Search code examples
pythonasync-awaitgeneratorpython-trio

Is yielding from inside a nursery in an asynchronous generator function bad?


I was told that the following code is not safe, because it is not allowed to have an asynchronous generator that yields from inside a nursery, except if it is an asynchronous context manager.

T = TypeVar('T')

async def delay(interval: float, source: AsyncIterable[T]) -> AsyncIterable[T]:
    """Delays each item in source by an interval.

    Received items are temporarily stored in an unbounded queue, along with a timestamp, using
    a background task. The foreground task takes items from the queue, and waits until the
    item is older than the given interval and then yields it."""

    send_channel, receive_channel = trio.open_memory_channel(math.inf)

    async def pull_task():
        async with aclosing(source) as agen:
            async for item in agen:
                send_channel.send_nowait((item, trio.current_time() + interval))

    async with trio.open_nursery() as nursery:
        nursery.start_soon(pull_task)
        async with receive_channel:
            async for item, timestamp in receive_channel:
                now = trio.current_time()
                if timestamp > now:
                    await trio.sleep(timestamp - now)
                yield item

I have trouble understanding how this can possibly break. If anyone can provide an example code that uses this exact generator function, which demonstrates the unsafeness, it would be greatly appreciated and rewarded.

The goal of above code, is to delay processing of an asynchronous sequence, without applying any backpressure. If you can demonstrate that this code does not work like I would expect, that would also be appreciated.

Thank you.


Solution

  • Unfortunately, that's correct – yield inside a nursery or cancel scope isn't supported, except in the narrow cases of using @contextlib.asynccontextmanager to create an async context manager or writing an async pytest fixture.
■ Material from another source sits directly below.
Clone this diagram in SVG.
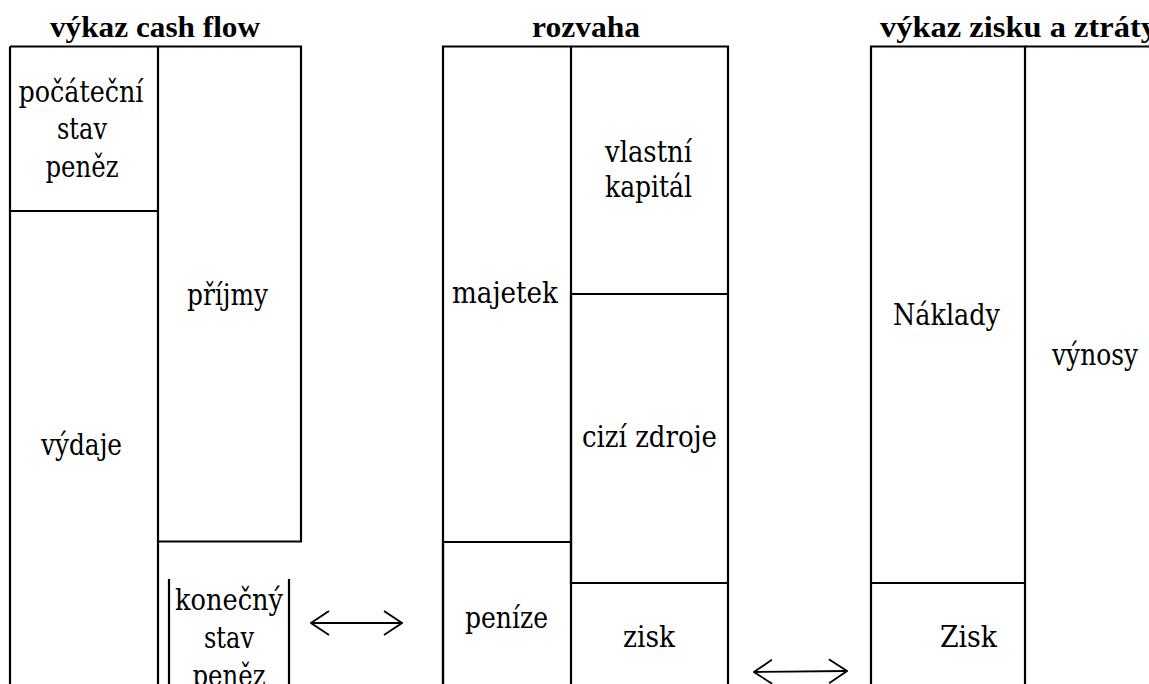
<svg xmlns="http://www.w3.org/2000/svg" width="1149" height="684" viewBox="0 0 1149 684">
<style>
.ln{stroke:#000;stroke-width:2.2;fill:none}
.t{font-family:'DejaVu Serif','Liberation Serif',serif;font-stretch:condensed;font-size:29px;fill:#000;text-anchor:middle}
.h{font-family:'Liberation Serif','DejaVu Serif',serif;font-size:30px;font-weight:bold;fill:#000;text-anchor:middle}
.ar{stroke:#000;stroke-width:1.8;fill:none}
</style>
<defs>
<marker id="ah" viewBox="0 0 20 26" refX="19" refY="13" markerWidth="20" markerHeight="26" markerUnits="userSpaceOnUse" orient="auto-start-reverse">
<path d="M1,1 L19,13 L1,25" fill="none" stroke="#000" stroke-width="1.8"/>
</marker>
</defs>
<rect width="1149" height="684" fill="#fff"/>
<g id="titles">
<text class="h" x="155" y="37" textLength="210" lengthAdjust="spacingAndGlyphs">výkaz cash flow</text>
<text class="h" x="586" y="37" textLength="108" lengthAdjust="spacingAndGlyphs">rozvaha</text>
<text class="h" x="880" y="37" style="text-anchor:start" textLength="277" lengthAdjust="spacingAndGlyphs">výkaz zisku a ztráty</text>
</g>
<g id="cf-pocatecni">
<path class="ln" d="M10,46.5 H158 M10,46.5 V211 H158"/>
<text class="t" x="81" y="102" textLength="125" lengthAdjust="spacingAndGlyphs">počáteční</text>
<text class="t" x="82" y="139" textLength="50" lengthAdjust="spacingAndGlyphs">stav</text>
<text class="t" x="82" y="177" textLength="73" lengthAdjust="spacingAndGlyphs">peněz</text>
</g>
<g id="cf-vydaje">
<path class="ln" d="M10,211 V684"/>
<text class="t" x="81.5" y="455" textLength="81" lengthAdjust="spacingAndGlyphs">výdaje</text>
</g>
<g id="cf-prijmy">
<path class="ln" d="M158,46.5 H301 V541.5 H158 M158,46.5 V684"/>
<text class="t" x="227.5" y="305" textLength="81" lengthAdjust="spacingAndGlyphs">příjmy</text>
</g>
<g id="cf-konecny">
<path class="ln" d="M169,579 V684 M289,579 V684"/>
<text class="t" x="229" y="610" textLength="108" lengthAdjust="spacingAndGlyphs">konečný</text>
<text class="t" x="229" y="648" textLength="50" lengthAdjust="spacingAndGlyphs">stav</text>
<text class="t" x="229" y="686" textLength="73" lengthAdjust="spacingAndGlyphs">peněz</text>
</g>
<g id="rv-majetek">
<path class="ln" d="M443,684 V46.5 H571 V542 H443"/>
<text class="t" x="505" y="303" textLength="106" lengthAdjust="spacingAndGlyphs">majetek</text>
</g>
<g id="rv-penize">
<path class="ln" d="M443,542 V684 M571,542 V684"/>
<text class="t" x="506.5" y="628" textLength="83" lengthAdjust="spacingAndGlyphs">peníze</text>
</g>
<g id="rv-vlastni">
<path class="ln" d="M571,46.5 H728 V294 H571"/>
<text class="t" x="648.5" y="162" textLength="87" lengthAdjust="spacingAndGlyphs">vlastní</text>
<text class="t" x="648.5" y="197" textLength="87" lengthAdjust="spacingAndGlyphs">kapitál</text>
</g>
<g id="rv-cizi">
<path class="ln" d="M571,294 V583 H728 V294"/>
<text class="t" x="649.5" y="447" textLength="135" lengthAdjust="spacingAndGlyphs">cizí zdroje</text>
</g>
<g id="rv-zisk">
<path class="ln" d="M728,583 V684"/>
<text class="t" x="649" y="647" textLength="52" lengthAdjust="spacingAndGlyphs">zisk</text>
</g>
<g id="vz-naklady">
<path class="ln" d="M871,684 V46.5 H1025 V684 M871,583 H1025"/>
<text class="t" x="946.5" y="325" textLength="107" lengthAdjust="spacingAndGlyphs">Náklady</text>
</g>
<g id="vz-zisk">
<text class="t" x="968.5" y="647" textLength="57" lengthAdjust="spacingAndGlyphs">Zisk</text>
</g>
<g id="vz-vynosy">
<path class="ln" d="M1025,46.5 H1149"/>
<text class="t" x="1095" y="365" textLength="86" lengthAdjust="spacingAndGlyphs">výnosy</text>
</g>
<g id="connectors">
<line class="ar" x1="311" y1="623" x2="402" y2="623" marker-start="url(#ah)" marker-end="url(#ah)"/>
<line class="ar" x1="754" y1="672" x2="847" y2="671" marker-start="url(#ah)" marker-end="url(#ah)"/>
</g>
</svg>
    There are several reasons for this. Some of them are technical: Trio has to keep track of which nurseries/cancel scopes are currently "active" on the stack, and when you yield out of one then it breaks the nesting, and Trio has no way to know that you've done this. (There's no way for a library to detect a yield out of a context manager.)

    But there's also a fundamental, unsolveable reason, which is that the whole idea of Trio and structured concurrency is that every task "belongs" to a parent task that can receive notification if the child task crashes. But when you yield in a generator, the generator frame gets frozen and detached from the current task – it might resume in another task, or never resume at all. So when you yield, that breaks that link between all the child tasks in the nursery and their parents. There's just no way to reconcile that with the principles of structured concurrency.

    Over in the Trio chat, Joshua Oreman gave a specific example that breaks in your case:

    if I run the following

    async def arange(*args):
        for val in range(*args):
            yield val
    
    async def break_it():
        async with aclosing(delay(0, arange(3))) as aiter:
            with trio.move_on_after(1):
                async for value in aiter:
                    await trio.sleep(0.4)
                    print(value)
    
    trio.run(break_it)
    

    then I get

    RuntimeError: Cancel scope stack corrupted: attempted to exit
    <trio.CancelScope at 0x7f364621c280, active, cancelled> in <Task
    '__main__.break_it' at 0x7f36462152b0> that's still within its child
    <trio.CancelScope at 0x7f364621c400, active>
    
    This is probably a bug in your code, that has caused Trio's internal
    state to become corrupted. We'll do our best to recover, but from now
    on there are no guarantees.
    
    Typically this is caused by one of the following:
      - yielding within a generator or async generator that's opened a cancel
        scope or nursery (unless the generator is a @contextmanager or
        @asynccontextmanager); see https://github.com/python-trio/trio/issues/638 [...]
    

    By changing the timeouts and delay so that the timeout expired while inside the generator rather than while outside of it, I was able to get a different error also: trio.MultiError: Cancelled(), GeneratorExit() raised out of aclosing()

    There's also a long discussion about all these issues here, which is where we figured out that this just can't be supported: https://github.com/python-trio/trio/issues/264

    It's an unfortunate situation, both because it's a shame that we can't support it, and even worse that it looks like it works in simple cases, so folks can end up writing a lot of code that uses this trick before realizing that it doesn't work :-(

    Our plan is to make the illegal cases give an obvious error immediately when you try to yield, to at least avoid the second problem. But, this will take a while because it requires adding some extra hooks to the Python interpreter.

    It is also possible to create a construct that's almost as easy to write and use as async generators, but that avoids this problem. The idea is that instead of pushing and popping the generator from the stack of the task that's consuming it, you instead run the "generator" code as a second task that feeds the consumer task values. See the thread starting here for more details.